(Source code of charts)

start

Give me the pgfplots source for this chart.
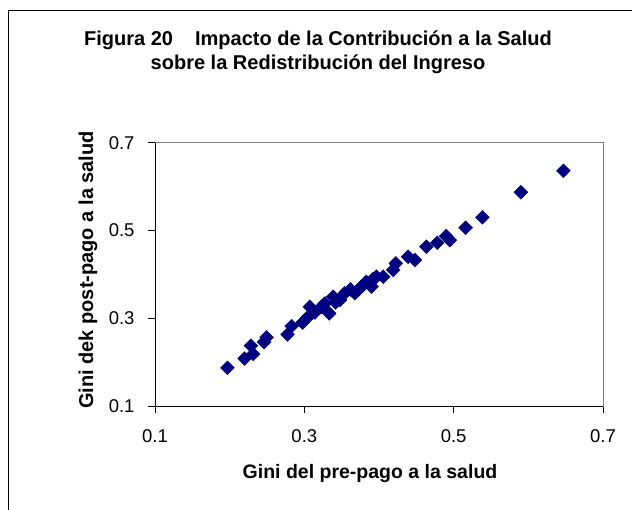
\documentclass[border=0pt]{standalone}
\usepackage{fontspec}
\setmainfont{Liberation Sans}
\usepackage{pgfplots}
\pgfplotsset{compat=1.18}
\definecolor{navy}{RGB}{0,0,128}
\definecolor{plotgray}{RGB}{128,128,128}
\pgfplotstableread{
x y
0.197 0.187
0.220 0.208
0.2285 0.2375
0.2316 0.2185
0.2459 0.2455
0.2494 0.2565
0.2775 0.263
0.283 0.282
0.2976 0.2899
0.303 0.2997
0.3074 0.326
0.314 0.313
0.323 0.326
0.3275 0.3336
0.3333 0.311
0.3386 0.349
0.3417 0.336
0.3476 0.3415
0.354 0.357
0.3618 0.3658
0.3676 0.357
0.372 0.364
0.3766 0.372
0.383 0.383
0.390 0.372
0.392 0.389
0.3966 0.3947
0.4056 0.3947
0.419 0.410
0.4225 0.425
0.439 0.440
0.448 0.4326
0.4635 0.463
0.478 0.472
0.490 0.4873
0.4947 0.478
0.516 0.5063
0.5385 0.530
0.590 0.587
0.647 0.636
}\datatable
\begin{document}
\begin{tikzpicture}[x=1pt,y=1pt]
\useasboundingbox (0,0) rectangle (632,509);
\draw[line width=1pt] (8,-5) -- (8,498) -- (640,498);
\begin{axis}[
  at={(155pt,103pt)}, anchor=south west,
  scale only axis, width=448pt, height=263.3pt,
  xmin=0.1, xmax=0.7, ymin=0.1, ymax=0.7,
  xtick={0.1,0.3,0.5,0.7}, ytick={0.1,0.3,0.5,0.7},
  tick align=outside, tick pos=left, major tick length=7pt,
  tick style={black, line width=0.8pt},
  axis line style={plotgray, line width=0.8pt},
  ticklabel style={font=\fontsize{18.5}{22}\selectfont},
  xticklabel style={yshift=-13pt},
  yticklabel style={xshift=-10pt},
  /pgf/number format/.cd, fixed, precision=1, fixed zerofill, assume math mode=true,
]
\addplot[only marks, mark=square*, mark size=4.9pt, color=navy,
  mark options={rotate=45, fill=navy, draw=navy}] table[x=x,y=y] {\datatable};
\draw[black, line width=0.9pt] (rel axis cs:0,1) -- (rel axis cs:0,0) -- (rel axis cs:1,0);
\end{axis}
\node[font=\bfseries\fontsize{20}{24}\selectfont, anchor=base] at (318,509-46)
  {Figura 20\hspace{1.1em}Impacto de la Contribución a la Salud};
\node[font=\bfseries\fontsize{20}{24}\selectfont, anchor=base] at (318,509-70)
  {sobre la Redistribución del Ingreso};
\node[font=\bfseries\fontsize{19.5}{23}\selectfont] at (370,509-474) {Gini del pre-pago a la salud};
\node[font=\bfseries\fontsize{20}{24}\selectfont, rotate=90] at (88,509-270) {Gini dek post-pago a la salud};
\end{tikzpicture}
\end{document}
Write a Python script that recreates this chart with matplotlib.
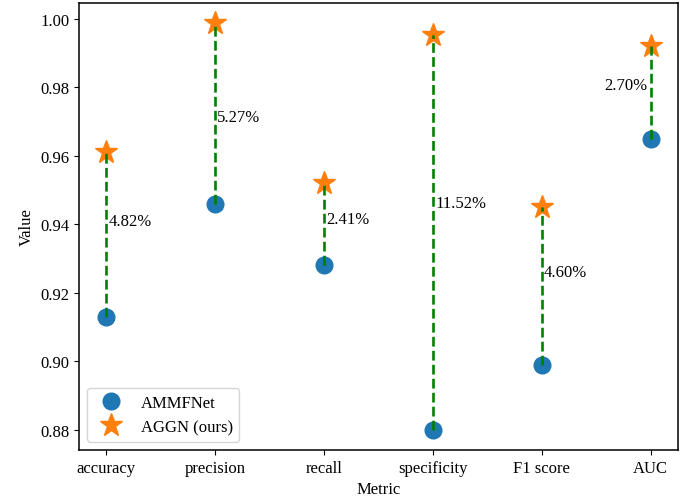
import matplotlib
matplotlib.use("Agg")
import matplotlib.pyplot as plt

plt.rcParams['font.family'] = ['Liberation Serif', 'DejaVu Serif']
plt.rcParams['font.size'] = 12

metrics = ['accuracy', 'precision', 'recall', 'specificity', 'F1 score', 'AUC']
ammfnet = [0.9130, 0.9460, 0.9280, 0.8800, 0.8990, 0.9650]
gains = [0.0482, 0.0527, 0.0241, 0.1152, 0.0460, 0.0270]
aggn = [a + g for a, g in zip(ammfnet, gains)]

# where the gain labels sit on each connector
label_y = [0.9410, 0.9712, 0.9415, 0.9463, 0.9262, 0.9808]

fig = plt.figure(figsize=(6.93, 5.02), dpi=100)
ax = fig.add_subplot(111)
fig.subplots_adjust(left=0.114, right=0.978, top=0.992, bottom=0.1016)

x = list(range(len(metrics)))
ax.plot(x, ammfnet, 'o', color='#1f77b4', markersize=12, label='AMMFNet', zorder=2)
ax.plot(x, aggn, '*', color='#ff7f0e', markersize=17, label='AGGN (ours)', zorder=2)

for i in x:
    ax.plot([i, i], [ammfnet[i], aggn[i]], '--', color='green', linewidth=1.9, zorder=3)
    txt = '%.2f%%' % (gains[i] * 100)
    if i == len(metrics) - 1:
        ax.text(i - 0.03, label_y[i], txt, ha='right', va='center')
    else:
        ax.text(i + 0.02, label_y[i], txt, ha='left', va='center')

ax.set_xticks(x)
ax.set_xticklabels(metrics)
ax.set_yticks([0.88, 0.90, 0.92, 0.94, 0.96, 0.98, 1.00])
ax.set_yticklabels(['%.2f' % v for v in [0.88, 0.90, 0.92, 0.94, 0.96, 0.98, 1.00]])
ax.set_xlabel('Metric')
ax.set_ylabel('Value')
for s in ax.spines.values():
    s.set_linewidth(1.1)
ax.legend(loc='lower left', markerscale=1.0)

plt.savefig('out.png', dpi=100)
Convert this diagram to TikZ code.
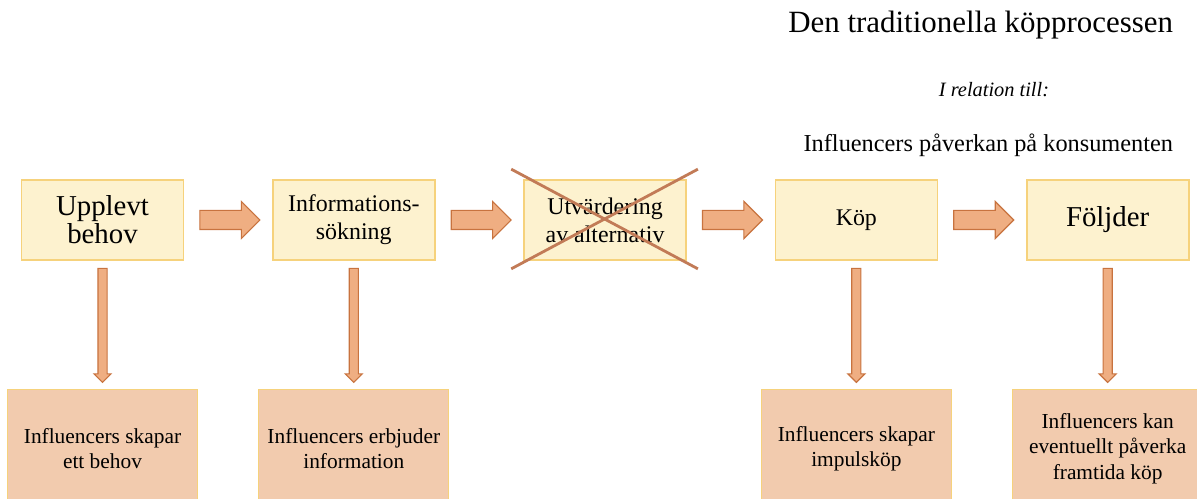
\documentclass[tikz,border=0pt]{standalone}
\usepackage{fontspec}
\setmainfont{Liberation Serif}
\usetikzlibrary{positioning, shapes.arrows, calc}
\definecolor{stegfill}{HTML}{FDF2CF}
\definecolor{stegline}{HTML}{F6D27C}
\definecolor{effektfill}{HTML}{F2CBAE}
\definecolor{pilfill}{HTML}{EFAE82}
\definecolor{pilline}{HTML}{C8733F}
\definecolor{kryss}{HTML}{C27B57}

\begin{document}
\begin{tikzpicture}[
      steg/.style={draw=stegline, line width=1.2pt, fill=stegfill, minimum width=4.05cm, minimum height=2cm,
        align=center, font=\fontsize{17}{20}\selectfont},
      storsteg/.style={steg, font=\fontsize{20.5}{20}\selectfont},
      effekt/.style={draw=stegline, line width=1pt, fill=effektfill, minimum width=4.75cm, minimum height=2.95cm,
        align=center, font=\fontsize{15.2}{18}\selectfont},
      hpil/.style={single arrow, draw=pilline, fill=pilfill, line width=0.8pt, inner xsep=0pt, inner ysep=0.225cm,
        single arrow head extend=0.225cm, minimum height=1.5cm, anchor=tail},
      vpil/.style={single arrow, draw=pilline, fill=pilfill, line width=0.8pt, inner xsep=0pt, inner ysep=0.1cm,
        single arrow head extend=0.1cm, minimum height=2.85cm, anchor=tail, rotate=-90},
    ]
    \useasboundingbox (0,0) rectangle (29.925,-12.475);

    % rubriker
    \node[anchor=base east, font=\fontsize{22}{24}\selectfont] (titel) at (29.45,-0.82) {Den traditionella köpprocessen};
    \node[anchor=base, font=\fontsize{14.5}{17}\selectfont\itshape] (relation) at (24.85,-2.425) {I relation till:};
    \node[anchor=base east, font=\fontsize{17.3}{20}\selectfont] (paverkan) at (29.45,-3.8) {Influencers påverkan på konsumenten};

    % köpprocessen
    \node[storsteg] (behov) at (2.5625,-5.5) {Upplevt\\behov};
    \node[steg, right=2.19cm of behov] (sok) {Informations-\\sökning};
    \node[steg, right=2.19cm of sok] (utv) {Utvärdering\\av alternativ};
    \node[steg, right=2.19cm of utv] (kop) {Köp};
    \node[storsteg, right=2.19cm of kop] (foljd) {Följder};

    \node[hpil] (p1) at ($(behov.east)+(0.375,0)$) {};
    \node[hpil] (p2) at ($(sok.east)+(0.375,0)$) {};
    \node[hpil] (p3) at ($(utv.east)+(0.375,0)$) {};
    \node[hpil] (p4) at ($(kop.east)+(0.375,0)$) {};

    % överkryssat steg
    \draw[kryss, line width=2pt] ($(utv.north west)+(-0.3,0.25)$) -- ($(utv.south east)+(0.275,-0.2)$);
    \draw[kryss, line width=2pt] ($(utv.north east)+(0.275,0.25)$) -- ($(utv.south west)+(-0.3,-0.2)$);

    % influencers
    \node[effekt, below=3.2cm of behov] (e1) {Influencers skapar\\ett behov};
    \node[effekt, below=3.2cm of sok] (e2) {Influencers erbjuder\\information};
    \node[effekt, below=3.2cm of kop] (e3) {Influencers skapar\\impulsköp};
    \node[effekt, below=3.2cm of foljd] (e4) {Influencers kan\\eventuellt påverka\\framtida köp};

    \node[vpil] (q1) at ($(behov.south)+(0,-0.175)$) {};
    \node[vpil] (q2) at ($(sok.south)+(0,-0.175)$) {};
    \node[vpil] (q3) at ($(kop.south)+(0,-0.175)$) {};
    \node[vpil] (q4) at ($(foljd.south)+(0,-0.175)$) {};
  \end{tikzpicture}
\end{document}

end

Challenge: In the listing above, find the line containing "Write a Python" and the line containing "plt.rcParams['font.size'] = 12", then return both of them and every line between, exactly, without pictures.

Solved exercise:
Write a Python script that recreates this chart with matplotlib.
import matplotlib
matplotlib.use("Agg")
import matplotlib.pyplot as plt

plt.rcParams['font.family'] = ['Liberation Serif', 'DejaVu Serif']
plt.rcParams['font.size'] = 12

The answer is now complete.